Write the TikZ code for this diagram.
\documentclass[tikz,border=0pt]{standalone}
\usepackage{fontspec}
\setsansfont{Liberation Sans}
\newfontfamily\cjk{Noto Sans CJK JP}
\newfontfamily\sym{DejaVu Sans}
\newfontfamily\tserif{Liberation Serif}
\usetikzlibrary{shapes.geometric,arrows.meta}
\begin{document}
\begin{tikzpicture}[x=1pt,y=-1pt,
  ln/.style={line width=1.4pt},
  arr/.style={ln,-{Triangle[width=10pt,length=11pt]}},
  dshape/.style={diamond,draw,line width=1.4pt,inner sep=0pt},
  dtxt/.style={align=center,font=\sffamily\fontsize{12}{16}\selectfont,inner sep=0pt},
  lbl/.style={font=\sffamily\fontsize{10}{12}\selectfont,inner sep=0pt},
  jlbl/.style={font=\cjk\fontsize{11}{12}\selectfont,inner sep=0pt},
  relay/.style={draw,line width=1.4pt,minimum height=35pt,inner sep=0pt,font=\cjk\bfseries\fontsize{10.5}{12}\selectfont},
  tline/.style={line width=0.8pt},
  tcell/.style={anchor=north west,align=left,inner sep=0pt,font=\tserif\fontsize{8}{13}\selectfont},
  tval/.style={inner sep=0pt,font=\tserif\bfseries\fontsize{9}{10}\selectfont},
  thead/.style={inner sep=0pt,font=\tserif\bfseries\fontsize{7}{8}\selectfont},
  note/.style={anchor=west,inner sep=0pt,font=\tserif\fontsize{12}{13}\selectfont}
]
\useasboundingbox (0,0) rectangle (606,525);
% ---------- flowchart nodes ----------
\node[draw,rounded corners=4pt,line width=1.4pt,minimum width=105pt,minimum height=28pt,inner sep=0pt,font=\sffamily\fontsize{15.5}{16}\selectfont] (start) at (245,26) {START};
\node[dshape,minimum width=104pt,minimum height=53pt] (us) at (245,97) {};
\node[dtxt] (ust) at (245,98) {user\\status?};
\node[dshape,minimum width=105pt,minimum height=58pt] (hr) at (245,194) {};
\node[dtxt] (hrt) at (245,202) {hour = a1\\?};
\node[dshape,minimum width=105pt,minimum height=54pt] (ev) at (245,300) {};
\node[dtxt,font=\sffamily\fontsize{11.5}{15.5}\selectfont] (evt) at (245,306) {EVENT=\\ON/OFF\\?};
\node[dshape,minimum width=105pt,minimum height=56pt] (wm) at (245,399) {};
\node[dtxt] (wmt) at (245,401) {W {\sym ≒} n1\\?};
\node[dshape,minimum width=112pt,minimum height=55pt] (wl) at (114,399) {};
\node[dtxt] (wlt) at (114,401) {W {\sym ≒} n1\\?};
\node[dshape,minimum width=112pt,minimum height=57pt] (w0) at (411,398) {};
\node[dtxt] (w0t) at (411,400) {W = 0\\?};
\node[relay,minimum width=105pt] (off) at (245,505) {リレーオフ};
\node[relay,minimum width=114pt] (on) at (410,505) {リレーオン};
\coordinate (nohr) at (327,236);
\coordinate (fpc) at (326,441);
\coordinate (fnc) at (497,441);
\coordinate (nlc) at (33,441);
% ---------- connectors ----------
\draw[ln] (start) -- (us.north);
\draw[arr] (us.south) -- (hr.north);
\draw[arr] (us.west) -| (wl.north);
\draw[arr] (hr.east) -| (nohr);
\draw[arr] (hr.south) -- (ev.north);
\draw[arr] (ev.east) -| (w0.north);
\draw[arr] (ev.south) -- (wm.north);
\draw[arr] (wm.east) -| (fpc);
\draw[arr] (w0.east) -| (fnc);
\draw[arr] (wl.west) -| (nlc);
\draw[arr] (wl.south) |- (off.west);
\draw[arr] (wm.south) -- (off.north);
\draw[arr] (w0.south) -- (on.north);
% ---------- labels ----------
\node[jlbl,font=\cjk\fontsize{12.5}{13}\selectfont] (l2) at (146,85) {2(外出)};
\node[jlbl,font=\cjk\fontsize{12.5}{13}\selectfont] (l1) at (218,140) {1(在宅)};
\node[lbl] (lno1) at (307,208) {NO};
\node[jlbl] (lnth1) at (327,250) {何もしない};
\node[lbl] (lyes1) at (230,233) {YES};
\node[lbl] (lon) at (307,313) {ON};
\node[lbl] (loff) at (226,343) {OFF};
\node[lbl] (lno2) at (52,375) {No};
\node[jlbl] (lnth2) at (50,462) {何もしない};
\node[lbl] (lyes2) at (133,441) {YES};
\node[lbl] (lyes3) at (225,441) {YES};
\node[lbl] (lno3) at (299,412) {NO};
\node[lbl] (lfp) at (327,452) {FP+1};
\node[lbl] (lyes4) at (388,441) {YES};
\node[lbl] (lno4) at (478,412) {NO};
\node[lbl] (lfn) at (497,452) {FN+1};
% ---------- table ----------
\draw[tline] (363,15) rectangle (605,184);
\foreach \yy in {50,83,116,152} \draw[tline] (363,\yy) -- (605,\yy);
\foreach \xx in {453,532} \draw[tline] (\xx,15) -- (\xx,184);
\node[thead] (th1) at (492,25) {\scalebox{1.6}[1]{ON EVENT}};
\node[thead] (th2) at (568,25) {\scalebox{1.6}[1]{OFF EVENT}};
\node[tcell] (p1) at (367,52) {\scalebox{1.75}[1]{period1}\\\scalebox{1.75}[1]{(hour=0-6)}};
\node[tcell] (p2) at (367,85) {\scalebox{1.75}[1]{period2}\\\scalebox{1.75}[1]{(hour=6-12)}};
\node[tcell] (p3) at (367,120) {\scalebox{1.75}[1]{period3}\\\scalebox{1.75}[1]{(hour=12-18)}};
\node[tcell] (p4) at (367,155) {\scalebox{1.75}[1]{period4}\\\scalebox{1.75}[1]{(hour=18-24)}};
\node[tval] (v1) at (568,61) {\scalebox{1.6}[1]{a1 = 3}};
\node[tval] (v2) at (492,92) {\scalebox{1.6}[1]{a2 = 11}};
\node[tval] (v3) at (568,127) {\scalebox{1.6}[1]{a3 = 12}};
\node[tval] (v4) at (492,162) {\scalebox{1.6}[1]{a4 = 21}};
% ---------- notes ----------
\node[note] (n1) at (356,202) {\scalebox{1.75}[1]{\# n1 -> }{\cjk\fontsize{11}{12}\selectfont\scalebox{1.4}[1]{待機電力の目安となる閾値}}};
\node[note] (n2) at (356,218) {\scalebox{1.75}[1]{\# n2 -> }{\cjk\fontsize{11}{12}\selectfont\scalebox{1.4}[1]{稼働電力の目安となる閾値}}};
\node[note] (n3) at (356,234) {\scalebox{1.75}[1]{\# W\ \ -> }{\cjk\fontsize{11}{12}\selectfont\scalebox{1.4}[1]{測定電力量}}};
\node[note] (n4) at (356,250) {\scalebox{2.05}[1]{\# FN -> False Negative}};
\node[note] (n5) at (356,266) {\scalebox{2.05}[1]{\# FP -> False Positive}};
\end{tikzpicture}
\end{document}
════════════════
**EXERCISE DETAILS:**
All of the data must be returned exactly.

**TASK RESULT:**
Write the TikZ code for this diagram.
\documentclass[tikz,border=0pt]{standalone}
\usepackage{fontspec}
\setsansfont{Liberation Sans}
\newfontfamily\cjk{Noto Sans CJK JP}
\newfontfamily\sym{DejaVu Sans}
\newfontfamily\tserif{Liberation Serif}
\usetikzlibrary{shapes.geometric,arrows.meta}
\begin{document}
\begin{tikzpicture}[x=1pt,y=-1pt,
  ln/.style={line width=1.4pt},
  arr/.style={ln,-{Triangle[width=10pt,length=11pt]}},
  dshape/.style={diamond,draw,line width=1.4pt,inner sep=0pt},
  dtxt/.style={align=center,font=\sffamily\fontsize{12}{16}\selectfont,inner sep=0pt},
  lbl/.style={font=\sffamily\fontsize{10}{12}\selectfont,inner sep=0pt},
  jlbl/.style={font=\cjk\fontsize{11}{12}\selectfont,inner sep=0pt},
  relay/.style={draw,line width=1.4pt,minimum height=35pt,inner sep=0pt,font=\cjk\bfseries\fontsize{10.5}{12}\selectfont},
  tline/.style={line width=0.8pt},
  tcell/.style={anchor=north west,align=left,inner sep=0pt,font=\tserif\fontsize{8}{13}\selectfont},
  tval/.style={inner sep=0pt,font=\tserif\bfseries\fontsize{9}{10}\selectfont},
  thead/.style={inner sep=0pt,font=\tserif\bfseries\fontsize{7}{8}\selectfont},
  note/.style={anchor=west,inner sep=0pt,font=\tserif\fontsize{12}{13}\selectfont}
]
\useasboundingbox (0,0) rectangle (606,525);
% ---------- flowchart nodes ----------
\node[draw,rounded corners=4pt,line width=1.4pt,minimum width=105pt,minimum height=28pt,inner sep=0pt,font=\sffamily\fontsize{15.5}{16}\selectfont] (start) at (245,26) {START};
\node[dshape,minimum width=104pt,minimum height=53pt] (us) at (245,97) {};
\node[dtxt] (ust) at (245,98) {user\\status?};
\node[dshape,minimum width=105pt,minimum height=58pt] (hr) at (245,194) {};
\node[dtxt] (hrt) at (245,202) {hour = a1\\?};
\node[dshape,minimum width=105pt,minimum height=54pt] (ev) at (245,300) {};
\node[dtxt,font=\sffamily\fontsize{11.5}{15.5}\selectfont] (evt) at (245,306) {EVENT=\\ON/OFF\\?};
\node[dshape,minimum width=105pt,minimum height=56pt] (wm) at (245,399) {};
\node[dtxt] (wmt) at (245,401) {W {\sym ≒} n1\\?};
\node[dshape,minimum width=112pt,minimum height=55pt] (wl) at (114,399) {};
\node[dtxt] (wlt) at (114,401) {W {\sym ≒} n1\\?};
\node[dshape,minimum width=112pt,minimum height=57pt] (w0) at (411,398) {};
\node[dtxt] (w0t) at (411,400) {W = 0\\?};
\node[relay,minimum width=105pt] (off) at (245,505) {リレーオフ};
\node[relay,minimum width=114pt] (on) at (410,505) {リレーオン};
\coordinate (nohr) at (327,236);
\coordinate (fpc) at (326,441);
\coordinate (fnc) at (497,441);
\coordinate (nlc) at (33,441);
% ---------- connectors ----------
\draw[ln] (start) -- (us.north);
\draw[arr] (us.south) -- (hr.north);
\draw[arr] (us.west) -| (wl.north);
\draw[arr] (hr.east) -| (nohr);
\draw[arr] (hr.south) -- (ev.north);
\draw[arr] (ev.east) -| (w0.north);
\draw[arr] (ev.south) -- (wm.north);
\draw[arr] (wm.east) -| (fpc);
\draw[arr] (w0.east) -| (fnc);
\draw[arr] (wl.west) -| (nlc);
\draw[arr] (wl.south) |- (off.west);
\draw[arr] (wm.south) -- (off.north);
\draw[arr] (w0.south) -- (on.north);
% ---------- labels ----------
\node[jlbl,font=\cjk\fontsize{12.5}{13}\selectfont] (l2) at (146,85) {2(外出)};
\node[jlbl,font=\cjk\fontsize{12.5}{13}\selectfont] (l1) at (218,140) {1(在宅)};
\node[lbl] (lno1) at (307,208) {NO};
\node[jlbl] (lnth1) at (327,250) {何もしない};
\node[lbl] (lyes1) at (230,233) {YES};
\node[lbl] (lon) at (307,313) {ON};
\node[lbl] (loff) at (226,343) {OFF};
\node[lbl] (lno2) at (52,375) {No};
\node[jlbl] (lnth2) at (50,462) {何もしない};
\node[lbl] (lyes2) at (133,441) {YES};
\node[lbl] (lyes3) at (225,441) {YES};
\node[lbl] (lno3) at (299,412) {NO};
\node[lbl] (lfp) at (327,452) {FP+1};
\node[lbl] (lyes4) at (388,441) {YES};
\node[lbl] (lno4) at (478,412) {NO};
\node[lbl] (lfn) at (497,452) {FN+1};
% ---------- table ----------
\draw[tline] (363,15) rectangle (605,184);
\foreach \yy in {50,83,116,152} \draw[tline] (363,\yy) -- (605,\yy);
\foreach \xx in {453,532} \draw[tline] (\xx,15) -- (\xx,184);
\node[thead] (th1) at (492,25) {\scalebox{1.6}[1]{ON EVENT}};
\node[thead] (th2) at (568,25) {\scalebox{1.6}[1]{OFF EVENT}};
\node[tcell] (p1) at (367,52) {\scalebox{1.75}[1]{period1}\\\scalebox{1.75}[1]{(hour=0-6)}};
\node[tcell] (p2) at (367,85) {\scalebox{1.75}[1]{period2}\\\scalebox{1.75}[1]{(hour=6-12)}};
\node[tcell] (p3) at (367,120) {\scalebox{1.75}[1]{period3}\\\scalebox{1.75}[1]{(hour=12-18)}};
\node[tcell] (p4) at (367,155) {\scalebox{1.75}[1]{period4}\\\scalebox{1.75}[1]{(hour=18-24)}};
\node[tval] (v1) at (568,61) {\scalebox{1.6}[1]{a1 = 3}};
\node[tval] (v2) at (492,92) {\scalebox{1.6}[1]{a2 = 11}};
\node[tval] (v3) at (568,127) {\scalebox{1.6}[1]{a3 = 12}};
\node[tval] (v4) at (492,162) {\scalebox{1.6}[1]{a4 = 21}};
% ---------- notes ----------
\node[note] (n1) at (356,202) {\scalebox{1.75}[1]{\# n1 -> }{\cjk\fontsize{11}{12}\selectfont\scalebox{1.4}[1]{待機電力の目安となる閾値}}};
\node[note] (n2) at (356,218) {\scalebox{1.75}[1]{\# n2 -> }{\cjk\fontsize{11}{12}\selectfont\scalebox{1.4}[1]{稼働電力の目安となる閾値}}};
\node[note] (n3) at (356,234) {\scalebox{1.75}[1]{\# W\ \ -> }{\cjk\fontsize{11}{12}\selectfont\scalebox{1.4}[1]{測定電力量}}};
\node[note] (n4) at (356,250) {\scalebox{2.05}[1]{\# FN -> False Negative}};
\node[note] (n5) at (356,266) {\scalebox{2.05}[1]{\# FP -> False Positive}};
\end{tikzpicture}
\end{document}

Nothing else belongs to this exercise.